Нам вспомнились «интеллигенты», идущие «к меньшим братьям», занятые тем, чтобы одеться «как они», есть «как они», рубить дрова «как они», и верящие, что это путь к «слиянью». Думаю, что думают о «духе» – думают они о «брюхе» народа прежде всего и влечет их не любовь, а жалость. Жалость и любовь разделены непереходной пропастью. Они – враги.
А наши писатели «народные» – Успенский, Короленко, Решетников, Златовратский и другие – не о хлебе ли прежде всего и только они думали, не страдали ли жалостью, не будили ли жалость в читателях?
Скажут: какой же это «народ» здесь, на озере? Маленькая кучка начетчиков и «сектантов». Годы нужны, чтоб «изучать народ».
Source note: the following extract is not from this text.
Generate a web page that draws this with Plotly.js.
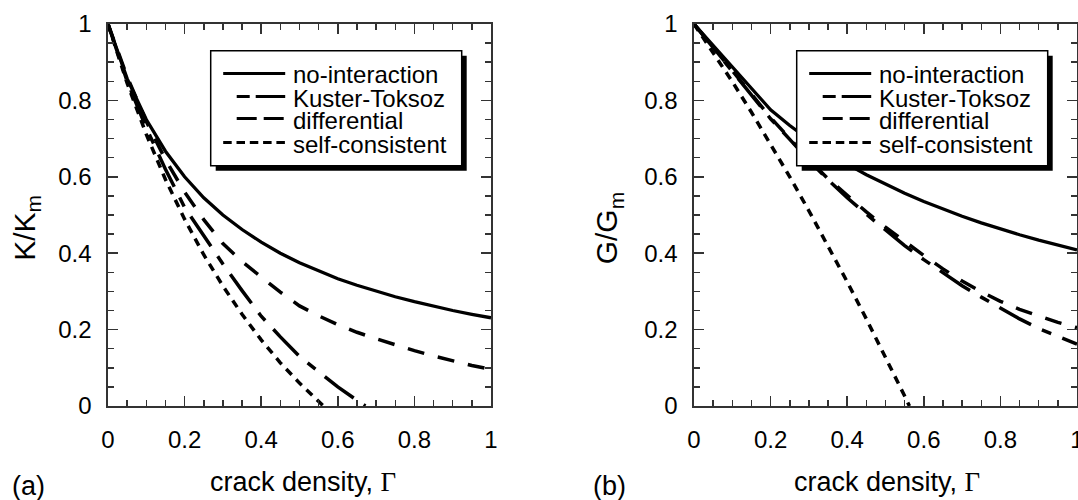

– Десяти жизней мало, чтобы «изучить народ» – скажу я. И пусть это не «народ». Но что же это такое? Ведь и не «не народ». Часть народа, во всяком случае. Часть, обращенная к нам той единой точкой, в которой возможно соприкосновение всех живых людей, без различия, – возможно истинное «слияние». И эта одна точка – все. Исток всего. Жива она – все остальное приложится, может приложиться. Так освещается вся темная комната, когда конец тонкой проволоки прикасается к другому узкому концу. А что знают о духе и всего молчаливого народа жалостливые, утомленные «дарами культуры» люди, идущие устраивать столовые, кормить – только кормить? Не мало ли этого? Народ ест, молчит – и глядит волком. «Накормите сначала»… Кормят. Или не кормят. Голодный голоден. И сытый вскоре опять голоден. И опять кормят сначала. Кормят или не кормят – народ все там же, все такой же чуждый, все так же молчит. И не выходит никакого слияния, точно глухие подходят к глухим.